Instructions to follow – Do not repeat pictures. Repeat exactly the lines of the listing below from its first line through the line with "const legendNames = ['S44', 'S54'];".

Material provided –
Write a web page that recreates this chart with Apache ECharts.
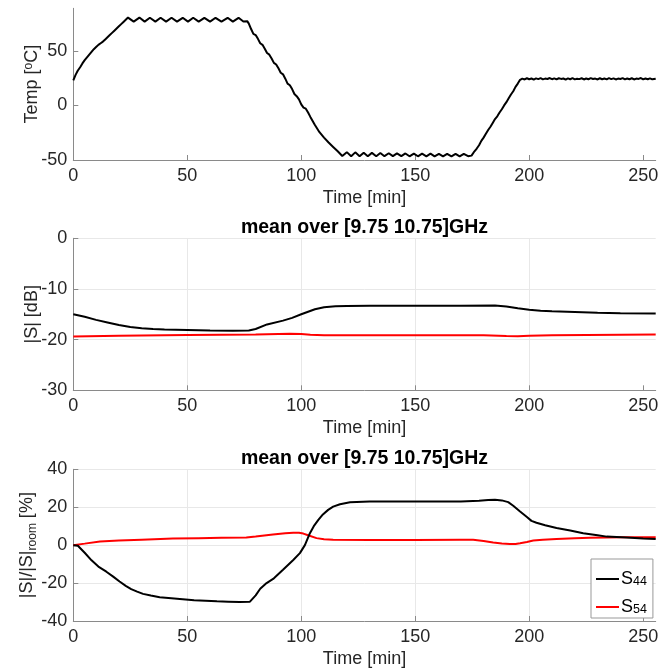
<!DOCTYPE html>
<html>
<head>
<meta charset="utf-8">
<script src="https://cdn.jsdelivr.net/npm/echarts@6/dist/echarts.min.js"></script>
<style>html,body{margin:0;padding:0;background:#fff}#c{width:670px;height:671px}</style>
</head>
<body>
<div id="c"></div>
<script>
// ---------- data ----------
const xTicks = [0, 50, 100, 150, 200, 250];
const tempTicks = [-50, 0, 50];
const titleText = 'mean over [9.75 10.75]GHz';
const legendNames = ['S44', 'S54'];

// Temperature [°C] vs time [min]
const temp = [
 [0,23],[1,28],[2,32],[3,35],[4,38.5],[5,41.5],[6,44],[7,46.5],[8,49],[9,51.5],[10,53.5],[11,55.5],[12,57],[13,58.5],[14,60.5],[15,62.5],[16,64.5],[17,66.5],[18,68.5],[19,70.5],[20,72.5],[21,74.5],[22,76.5],[23,78.5],
 [24,80.5],[26.5,76.8],[29,80.5],[31.3,76.8],[33.6,80.3],[36,76.8],[38.3,80.3],[40.7,76.8],[43.1,80.3],[45.5,76.8],[48,80.3],[50.3,76.8],[52.6,80.3],[55,76.8],[57.5,80.3],[60,76.8],[62.4,80.3],[65,76.8],[67.7,80.3],[70,76.8],[72.5,80.3],[74.6,76.9],[76.3,77.2],
 [77,75],[78,70],[79,65.5],[80,64.5],[81,61],[82,57],[83,55.5],[84,52],[85,48],[86,46.5],[87,43],[88,39],[89,37.5],[90,34],[91,30],[92,28.5],[93,24.5],[94,20],[95,18.5],[96,15],[97,10.5],[98,8.5],[99,5.5],[100,1],[101,-2],[102,-3],[103,-6.5],[104,-10.5],[106,-18],[108,-24.5],[110,-29.5],[112,-34],[114,-38],[116,-42],
 [118,-46.3],[120,-42.8],[121.9,-46.5],[123.7,-43.0],[125.6,-46.5],[127.4,-43.3],[129.2,-46.5],[131,-43.5],[132.9,-46.5],[134.7,-43.6],[136.5,-46.5],[138.4,-43.8],[140.2,-46.5],[142,-43.9],[143.9,-46.5],[145.7,-44],[147.5,-46.6],[149.4,-44.1],[151.2,-46.6],[153,-44.2],[154.9,-46.6],[156.7,-44.2],[158.5,-46.6],[160.4,-44.3],[162.2,-46.6],[164,-44.3],[165.9,-46.6],[167.7,-44.3],[169.5,-46.6],[171.3,-44.3],[173.2,-46.5],[174.7,-46],
 [176,-42],[177,-39.5],[178,-36.5],[179,-32.5],[180,-29.5],[181,-26],[182,-22.5],[183,-19.5],[184,-16],[185,-12.5],[186,-10],[187,-6.5],[188,-3.5],[189,0],[190,3],[191,6.5],[192,10],[193,13],[194,17],[195,20],
 [196,23.5],[197,24.6],[198,23.8],[199,24.9],[200,24.0],[201,24.7],[202,23.7],[203,24.8],[204,24.1],[205,25.0],[206,23.9],[207,24.6],[208,24.2],[209,25.1],[210,24.0],[211,24.8],[212,23.8],[213,24.9],[214,24.3],[215,24.7],[216,23.7],[217,24.8],[218,24.0],[219,25.0],[220,23.9],[221,24.5],[222,24.1],[223,24.9],[224,23.8],[225,24.7],[226,24.0],[227,25.0],[228,24.2],[229,24.6],[230,23.8],[231,24.9],[232,24.0],[233,24.7],[234,23.9],[235,25.0],[236,24.1],[237,24.8],[238,23.8],[239,24.6],[240,24.2],[241,25.0],[242,23.9],[243,24.7],[244,24.0],[245,24.9],[246,23.8],[247,24.6],[248,24.3],[249,25.1],[250,23.9],[251,24.7],[252,24.0],[253,24.8],[254,23.9],[255.5,24.5]
];

// |S| [dB]
const s44dB = [
 [0,-15],[5,-15.5],[10,-16.1],[15,-16.6],[20,-17.1],[25,-17.5],[30,-17.75],[35,-17.9],[40,-18],[50,-18.1],[60,-18.2],[70,-18.25],[77,-18.2],[80,-17.9],[85,-17.0],[92,-16.25],[96,-15.7],[100,-15.0],[103,-14.5],[106,-14.0],[110,-13.6],[115,-13.4],[120,-13.35],[130,-13.3],[150,-13.3],[170,-13.3],[185,-13.25],[190,-13.45],[195,-13.8],[200,-14.1],[205,-14.3],[210,-14.4],[220,-14.55],[230,-14.7],[240,-14.8],[255.5,-14.85]
];
const s54dB = [
 [0,-19.4],[20,-19.25],[50,-19.1],[80,-19.0],[95,-18.85],[100,-18.9],[104,-19.05],[110,-19.15],[180,-19.15],[190,-19.3],[195,-19.35],[200,-19.25],[210,-19.15],[255.5,-19.0]
];

// |S|/|S|room [%]
const s44pct = [
 [0,0],[2,-0.3],[5,-4],[8,-8],[11,-11.3],[14.5,-14],[17.5,-16.6],[20.3,-19.2],[23,-21.5],[25.4,-23.2],[28,-24.5],[30.6,-25.7],[34,-26.6],[37.9,-27.5],[43,-28],[48,-28.5],[53,-29],[58,-29.3],[63,-29.6],[68,-29.8],[73,-30],[77.5,-29.8],[80,-26.5],[82,-23],[84.8,-20],[88,-17.5],[92,-13],[96.5,-7.8],[99.4,-4.2],[101.6,0],[103.8,6.3],[105.5,10],[107.5,13.3],[109.5,16.2],[111.8,18.6],[114,20.3],[117,21.6],[121.4,22.6],[130,23],[150,23],[170,23],[178,23.4],[182,23.8],[185,24.0],[188,23.6],[190.8,22.7],[193,20.8],[196,17.7],[199,14.8],[201,12.8],[203.2,11.8],[207,10.5],[212,9],[218,7.7],[223.7,6.3],[230,5.2],[234,4.5],[242.7,4],[250,3.5],[255.5,3.3]
];
const s54pct = [
 [0,0],[5,0.8],[11.7,1.9],[20,2.4],[30,2.9],[43.7,3.5],[55,3.7],[65,3.9],[75.9,4.0],[80,4.5],[87.6,5.6],[93,6.3],[96.5,6.6],[99,6.5],[100.9,6.1],[103,5.2],[106.7,3.7],[110,3.1],[114,2.8],[130,2.7],[150,2.7],[169.6,2.8],[175.4,2.8],[180,2.2],[184.2,1.4],[188,0.9],[191.5,0.6],[194,0.6],[196,1],[199,1.7],[201.8,2.4],[206,2.9],[212,3.3],[220,3.7],[226.6,3.9],[241.2,4.2],[255.5,4.2]
];

// ---------- chart ----------
const FONT = 'Liberation Sans, Arial, Helvetica, sans-serif';
const TXT = '#262626';
const AX = '#8a8a8a';
const GRIDC = '#e8e8e8';
const L = 73.3, W = 582.4;

function xAxis(gi, grid) {
  return {
    type: 'value', gridIndex: gi, min: 0, max: 255.5, interval: 50,
    name: 'Time [min]', nameLocation: 'middle', nameGap: 29, nameMoveOverlap: false,
    nameTextStyle: {fontSize: 18, color: TXT, fontFamily: FONT},
    axisLine: {show: true, onZero: false, lineStyle: {color: AX, width: 1}},
    axisTick: {show: true, inside: true, length: 5, lineStyle: {color: AX}, customValues: xTicks},
    axisLabel: {fontSize: 18, color: TXT, fontFamily: FONT, margin: 7, customValues: xTicks},
    splitLine: {show: grid, showMaxLine: false, lineStyle: {color: GRIDC, width: 1}}
  };
}
function yAxis(gi, o) {
  return Object.assign({
    type: 'value', gridIndex: gi,
    nameLocation: 'middle', nameRotate: 90, nameGap: 32, nameMoveOverlap: false,
    nameTextStyle: {fontSize: 18, color: TXT, fontFamily: FONT},
    axisLine: {show: true, onZero: false, lineStyle: {color: AX, width: 1}},
    axisTick: {show: true, inside: true, length: 5, lineStyle: {color: AX}},
    axisLabel: {fontSize: 18, color: TXT, fontFamily: FONT, margin: 6},
    splitLine: {show: true, lineStyle: {color: GRIDC, width: 1}}
  }, o);
}

const chart = echarts.init(document.getElementById('c'), null, {renderer: 'canvas'});
const option = {
  animation: false,
  backgroundColor: '#fff',
  textStyle: {fontFamily: FONT},
  title: [
    {text: titleText, left: 364.5, top: 218, textAlign: 'center', padding: 0,
     textStyle: {fontSize: 19.5, fontWeight: 'bold', color: '#000', fontFamily: FONT}},
    {text: titleText, left: 364.5, top: 448.5, textAlign: 'center', padding: 0,
     textStyle: {fontSize: 19.5, fontWeight: 'bold', color: '#000', fontFamily: FONT}}
  ],
  grid: [
    {left: L, top: 8.3, width: W, height: 151.7},
    {left: L, top: 238.3, width: W, height: 152},
    {left: L, top: 469.3, width: W, height: 151.7}
  ],
  xAxis: [xAxis(0, false), xAxis(1, true), xAxis(2, true)],
  yAxis: [
    yAxis(0, {min: -50, max: 89, interval: 50, nameGap: 31,
      name: 'Temp [{sup|o}C]',
      nameTextStyle: {fontSize: 18, color: TXT, fontFamily: FONT,
        rich: {sup: {fontSize: 12, color: TXT, fontFamily: FONT, verticalAlign: 'top', padding: [0, 0, 8, 0]}}},
      axisTick: {show: true, inside: true, length: 5, lineStyle: {color: AX}, customValues: tempTicks},
      axisLabel: {fontSize: 18, color: TXT, fontFamily: FONT, margin: 6, customValues: tempTicks},
      splitLine: {show: false}}),
    yAxis(1, {min: -30, max: 0, interval: 10, name: '|S| [dB]', nameGap: 32}),
    yAxis(2, {min: -40, max: 40, interval: 20, nameGap: 35,
      name: '|S|/|S|{sub|room} [%]',
      nameTextStyle: {fontSize: 18, color: TXT, fontFamily: FONT,
        rich: {sub: {fontSize: 12, color: TXT, fontFamily: FONT, verticalAlign: 'bottom', padding: [10, 0, 0, 0]}}}})
  ],
  legend: {
    show: true, orient: 'vertical', left: 591, top: 559,
    data: legendNames, padding: [2, 6, 2, 4], itemGap: 1,
    itemWidth: 23, itemHeight: 14, itemStyle: {opacity: 0},
    backgroundColor: '#fff', borderColor: '#999', borderWidth: 1, borderRadius: 0,
    formatter: function (n) { return '{s|S}{sub|' + n.slice(1) + '}'; },
    textStyle: {color: '#000', fontFamily: FONT, padding: [0,0,0,-3],
      rich: {
        s: {fontSize: 18, color: '#000', fontFamily: FONT, verticalAlign: 'top', lineHeight: 18},
        sub: {fontSize: 12.5, color: '#000', fontFamily: FONT, verticalAlign: 'bottom', lineHeight: 12, padding: [14, 0, 0, 0]}
      }}
  },
  series: [
    {type: 'line', name: 'Temp', xAxisIndex: 0, yAxisIndex: 0, data: temp, showSymbol: false, symbol: 'none',
     lineStyle: {color: '#000', width: 2}, itemStyle: {color: '#000'}},
    {type: 'line', name: 'S44 dB', xAxisIndex: 1, yAxisIndex: 1, data: s44dB, showSymbol: false, symbol: 'none',
     lineStyle: {color: '#000', width: 2}, itemStyle: {color: '#000'}},
    {type: 'line', name: 'S54 dB', xAxisIndex: 1, yAxisIndex: 1, data: s54dB, showSymbol: false, symbol: 'none',
     lineStyle: {color: '#ff0000', width: 2}, itemStyle: {color: '#ff0000'}},
    {type: 'line', name: 'S54', xAxisIndex: 2, yAxisIndex: 2, data: s54pct, showSymbol: false, symbol: 'none',
     lineStyle: {color: '#ff0000', width: 2}, itemStyle: {color: '#ff0000'}},
    {type: 'line', name: 'S44', xAxisIndex: 2, yAxisIndex: 2, data: s44pct, showSymbol: false, symbol: 'none',
     lineStyle: {color: '#000', width: 2}, itemStyle: {color: '#000'}}
  ]
};
chart.setOption(option);
</script>
</body>
</html>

Output –
Write a web page that recreates this chart with Apache ECharts.
<!DOCTYPE html>
<html>
<head>
<meta charset="utf-8">
<script src="https://cdn.jsdelivr.net/npm/echarts@6/dist/echarts.min.js"></script>
<style>html,body{margin:0;padding:0;background:#fff}#c{width:670px;height:671px}</style>
</head>
<body>
<div id="c"></div>
<script>
// ---------- data ----------
const xTicks = [0, 50, 100, 150, 200, 250];
const tempTicks = [-50, 0, 50];
const titleText = 'mean over [9.75 10.75]GHz';
const legendNames = ['S44', 'S54'];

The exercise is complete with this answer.